To Be Continued…

James Robertson (Penguin, £8.99)

Review by Alastair Mabbott

If there’s one important lesson we’ve learned from fiction, it’s that when animals or inanimate objects start talking to you it’s probably a sign that your life has fallen into a bit of a rut.

The case in point here is Douglas Findhorn Elder, who turns 50 while on the top deck of a bus on Lothian Road, running late for a funeral.

He’s a former staff member of a national newspaper, The Spear, who has taken voluntary redundancy in the hope of freelance work that never materialised.

His widowed father is in a care home suffering from dementia, and Douglas has moved back into the old family home now that his former partner has made it clear that she doesn’t want him around any more. Her children, effectively his stepchildren, seem to have little time for him either.

When Douglas finally buttonholes his old editor to ask for the promised work, he’s rewarded, somewhat to his surprise, with an assignment. The editor wants to run a series of articles taking the pulse of post-referendum Scotland, and his plan for the opening piece is for Douglas to interview the all-but-forgotten author Rosalind Munlochy on the eve of her 100th birthday.

She lives in a particularly inaccessible part of the Highlands, and Douglas’s journey there will prove to be arduous, perplexing and a turning point in his stalled life.

But this all lies ahead of him on the evening when, while trying to relax on his patio, he’s engaged in conversation by a toad called Mungo. Mungo turns out to be quite the conversational sparring partner, with an intelligence, perceptiveness and general knowledge far outstripping what one would expect from a member of his species. Duly impressed, Douglas decides to take him along for the journey.

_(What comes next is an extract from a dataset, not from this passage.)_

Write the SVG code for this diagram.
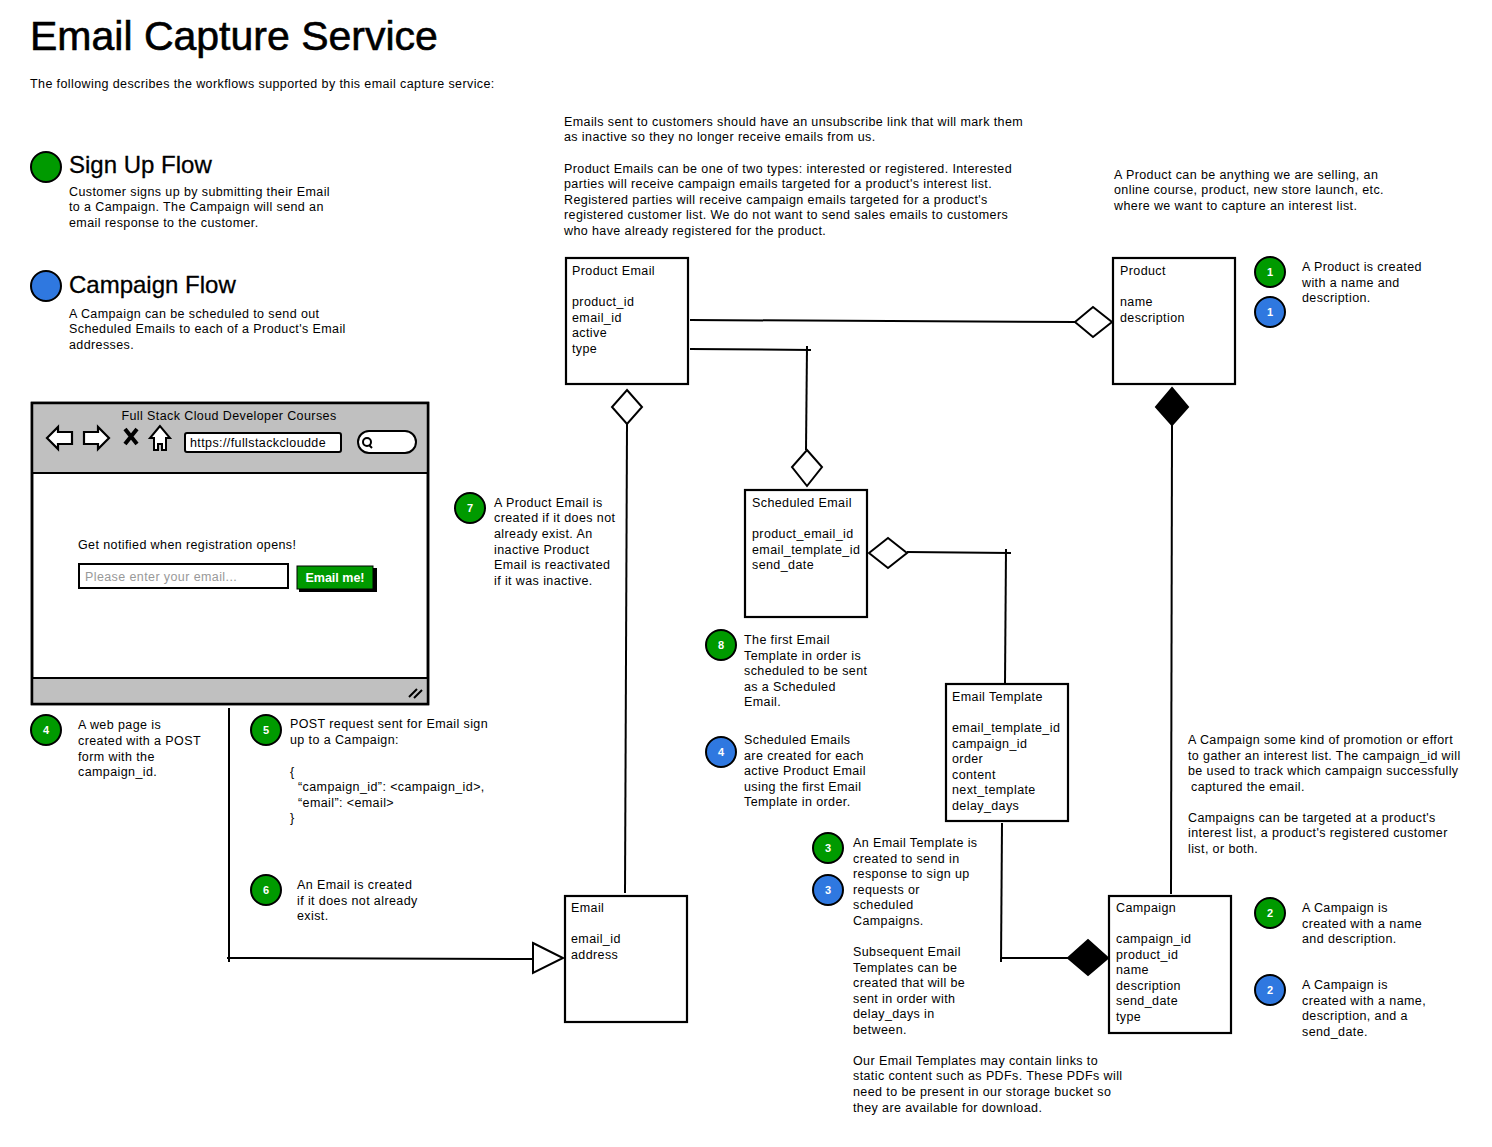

James Robertson, in a mischievous mood, keeps us on our toes by sowing seeds of suspicion that something is deeply out of joint with Douglas Findhorn Elder’s world. At various times, we wonder if he is simply going mad, or if the novel Douglas has started writing is intruding on the real world, or if he is a puppet in some unfathomable conspiracy.

The obstacle to any logical explanation is the troubling existence of Mungo, the talking toad. Robertson has constructed his novel in such a way that it’s almost entirely inexplicable.

In the midst of all this madness, though, is a warming and light-hearted story about fate, love, family and second chances, into which Robertson smuggles some serious points about people’s perception of the Highlands.

Along with Rosalind’s grumbles about popular misconceptions, there are frequent references to books like Whisky Galore, Brigadoon and The Thirty-Nine Steps which make it clear that most people’s understanding of the Highlands is largely formed by romantic, escapist fiction. Running alongside that is a theme of multiple and fractured identities. But these serious questions are embedded in a life-affirming, endearingly absurd novel with both a heart and keen sense of humour.